In Korea, a burgeoning credit story has unfolded, where consumers are being enticed into everything from credit cards to big-ticket items like autos and new houses. Meanwhile, personal spending has been brisk in countries like Malaysia and Thailand. In Indonesia, progress on economic reforms and relative political stability has improved the country's economic prospects.
Over in North Asia, China has maintained its growth tempo. Gross domestic product grew by 7.6% year-on-year in the 2002 first quarter after a robust 7.3% rate for the whole of 2001. While we remain bullish on the mainland's underlying fundamentals, there continues to be a dearth of quality at the company level.
We thus prefer to unlock China's potential via companies listed on the Hong Kong stock exchange.
While China's economic engine has stayed robust, Hong Kong failed to participate in the rally because of a structural reliance on property, with prices having halved in the past three years.
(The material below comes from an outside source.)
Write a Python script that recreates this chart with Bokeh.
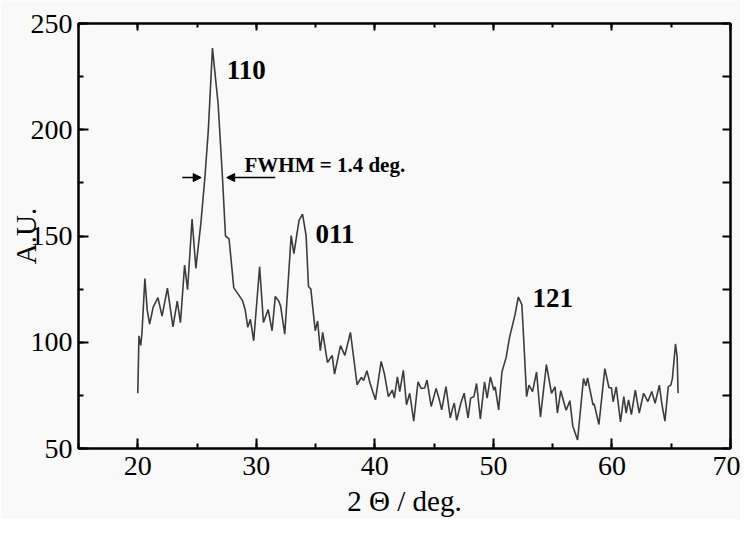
from bokeh.plotting import figure
from bokeh.models import (Range1d, LinearAxis, SingleIntervalTicker, Label, Arrow,
                          NormalHead, ColumnDataSource, CustomLabelingPolicy)
from bokeh.embed import file_html
from bokeh.resources import INLINE

# ---- data ----
two_theta = [20.0, 20.1, 20.25, 20.35, 20.6, 20.8, 21.0, 21.3, 21.7, 22.05, 22.5, 22.97,
             23.33, 23.6, 23.95, 24.2, 24.58, 24.9, 25.33, 25.67, 25.95, 26.3, 26.78,
             27.14, 27.4, 27.7, 28.1, 28.5, 28.83, 29.06, 29.28, 29.5, 29.78, 30.28,
             30.6, 31.0, 31.33, 31.6, 31.9, 32.05, 32.4, 32.94, 33.17, 33.6, 33.9, 34.2,
             34.4, 34.6, 34.97, 35.17, 35.4, 35.6, 36.0, 36.4, 36.6, 37.1, 37.47, 37.94,
             38.5, 38.86, 39.05, 39.33, 39.6, 40.05, 40.53, 40.8, 41.14, 41.47, 41.64,
             41.9, 42.1, 42.4, 42.67, 42.94, 43.28, 43.64, 43.9, 44.2, 44.4, 44.75,
             45.17, 45.44, 45.64, 46.0, 46.36, 46.56, 46.7, 46.9, 47.25, 47.53, 47.86,
             48.08, 48.36, 48.58, 48.9, 49.25, 49.47, 49.75, 50.03, 50.15, 50.44, 50.72,
             51.08, 51.36, 51.56, 51.83, 52.1, 52.4, 52.55, 52.8, 53.0, 53.3, 53.64,
             53.97, 54.47, 54.9, 55.2, 55.4, 55.68, 56.0, 56.14, 56.45, 56.7, 57.1,
             57.4, 57.6, 57.8, 57.94, 58.4, 58.5, 58.9, 59.4, 59.75, 59.95, 60.1, 60.36,
             60.72, 61.0, 61.2, 61.4, 61.64, 61.97, 62.3, 62.67, 63.03, 63.36, 63.64,
             64.0, 64.2, 64.47, 64.75, 64.97, 65.1, 65.36, 65.5, 65.58]
intensity = [76, 103, 98.5, 104, 130, 115, 108.5, 116.5, 121, 112.3, 125.5, 107.2,
             119.3, 109.2, 136.3, 124.7, 158, 134.8, 156.4, 178, 199.7, 238.4, 212,
             178, 150, 148.7, 125.6, 122.4, 119.6, 115.4, 107, 110.8, 100.7, 135.5,
             109.3, 115.4, 105.4, 121.6, 119.3, 117, 103.8, 150.2, 141.7, 157.2, 160.3, 150.2,
             126.2, 125, 105.4, 110, 96, 104.6, 90.5, 93.8, 85, 98.4, 93.8, 104.6,
             80, 83.5, 82, 86.6, 80.6, 72.9, 91, 85.3, 74.4, 77.5, 73.7,
             83.7, 76.8, 86.8, 70.6, 76, 62.9, 81.4, 78.3, 78.5, 82.2, 69.8,
             78.3, 72.9, 68.2, 79.1, 64.4, 69, 71.4, 63.3, 71.3, 76, 64.4,
             73.7, 74.5, 80.6, 63.9, 81.4, 73.7, 83.7, 77.5, 79, 68.2, 86,
             93, 102.3, 106.9, 113.1, 121.3, 117.7, 102, 74.4, 79.8, 76.8, 86,
             64.8, 89.5, 76, 79, 66.7, 77.2, 70.6, 68, 72.5, 60.5, 54,
             71.3, 82.9, 79.5, 83.2, 70.6, 71, 61.3, 87.6, 78.6, 78.6, 72, 79,
             62.5, 74.4, 66.7, 72.9, 65.9, 77.5, 66.7, 76, 72.1, 76.8, 71.3,
             79.8, 71.3, 62.9, 79.1, 79.8, 83, 99.2, 93, 76]

peak_labels = ["110", "011", "121"]
peak_label_x = [27.5, 35.0, 53.3]
peak_label_y = [228.0, 150.9, 120.8]

fwhm_text = "FWHM = 1.4 deg."
fwhm_text_x = 29.0
fwhm_text_y = 183.5
fwhm_left_arrow = (23.75, 25.35)   # x start, x end (points right)
fwhm_right_arrow = (31.6, 27.5)    # x start, x end (points left)
fwhm_arrow_y = 177.5

x_label = "2 \u0398 / deg."
y_label = "A.U."

FONT = "Liberation Serif"
BG = "#f9f9f9"

p = figure(width=740, height=519, output_backend="svg", toolbar_location=None,
           x_range=Range1d(15, 70), y_range=Range1d(50, 250),
           min_border_left=78, min_border_right=10, min_border_top=23, min_border_bottom=71,
           background_fill_color=BG, border_fill_color=BG)
p.grid.visible = False
p.outline_line_color = "black"
p.outline_line_width = 2

src = ColumnDataSource(dict(x=two_theta, y=intensity))
p.line("x", "y", source=src, line_color="#3c3c3c", line_width=1.6)

# bottom axis
xa = p.xaxis[0]
xa.ticker = SingleIntervalTicker(interval=10, num_minor_ticks=2)
# left axis
ya = p.yaxis[0]
ya.ticker = SingleIntervalTicker(interval=50, num_minor_ticks=2)

for ax in (xa, ya):
    ax.axis_line_width = 2
    ax.major_tick_in = 10
    ax.major_tick_out = 0
    ax.minor_tick_in = 5
    ax.minor_tick_out = 0
    ax.major_tick_line_width = 2
    ax.minor_tick_line_width = 2
    ax.major_label_text_font = FONT
    ax.major_label_text_font_size = "28px"
    ax.major_label_text_color = "black"
    ax.axis_label_text_font = FONT
    ax.axis_label_text_font_size = "29px"
    ax.axis_label_text_font_style = "normal"
    ax.axis_label_text_color = "black"

xa.axis_label = x_label
xa.major_label_standoff = 8
xa.axis_label_standoff = 7
ya.axis_label = y_label
ya.major_label_standoff = 6
ya.axis_label_standoff = -14

# mirrored top and right axes (ticks only)
top = LinearAxis(ticker=SingleIntervalTicker(interval=10, num_minor_ticks=2),
                 major_label_text_font_size="1px", major_label_standoff=0,
                 axis_label_standoff=0,
                 major_label_policy=CustomLabelingPolicy(code="return []"),
                 axis_line_width=2,
                 major_tick_in=7, major_tick_out=0, minor_tick_in=4, minor_tick_out=0,
                 major_tick_line_width=2, minor_tick_line_width=2)
p.add_layout(top, "above")
right = LinearAxis(ticker=SingleIntervalTicker(interval=25, num_minor_ticks=0),
                   major_label_text_font_size="1px", major_label_standoff=0,
                   axis_label_standoff=0,
                   major_label_policy=CustomLabelingPolicy(code="return []"),
                   axis_line_width=2,
                   major_tick_in=8, major_tick_out=0, minor_tick_in=0, minor_tick_out=0,
                   major_tick_line_width=2)
p.add_layout(right, "right")

for t, lx, ly in zip(peak_labels, peak_label_x, peak_label_y):
    p.add_layout(Label(x=lx, y=ly, text=t, text_font=FONT, text_font_size="27px",
                       text_font_style="bold", text_color="black",
                       text_baseline="middle"))

p.add_layout(Label(x=fwhm_text_x, y=fwhm_text_y, text=fwhm_text, text_font=FONT,
                   text_font_size="21px", text_font_style="bold", text_color="black",
                   text_baseline="middle"))

for xs, xe in (fwhm_left_arrow, fwhm_right_arrow):
    p.add_layout(Arrow(end=NormalHead(size=8, fill_color="black", line_color="black"),
                       x_start=xs, y_start=fwhm_arrow_y, x_end=xe, y_end=fwhm_arrow_y,
                       line_color="black", line_width=1.5))

open("out.html", "w").write(file_html(p, INLINE))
Here, the biggest stumbling blocks have been share prices, especially in the property and banking blue chip stocks.
We are neutral on Hong Kong relative to the benchmark, and remain cautious over its near term outlook.
Going forward, the principal risks to Asia's recovery chances are a sharp jump in oil prices, foot-dragging by governments' on reforms and restructuring and a volatile US dollar. In the US, if earnings do not match the optimism factored into stock valuations, stock markets could be in for a sharp correction in the coming months. Renewed weakness in technology may be a foretaste.
Overall, we still find better value in the overlooked markets of South East Asia such as Thailand and Indonesia. These countries have obviously had their problems ' which aren't about to go away ' but we feel this has been more than reflected in equity valuations.
Furthermore, governments in these countries have put in place pro-active monetary and fiscal policies, at the same time luring in more private capital by stepping up restructuring activities and raising the standards of corporate governance.
Economic activity looks set to accelerate.
Growth in consumer credit has picked up.
China strong in macroeconomic terms.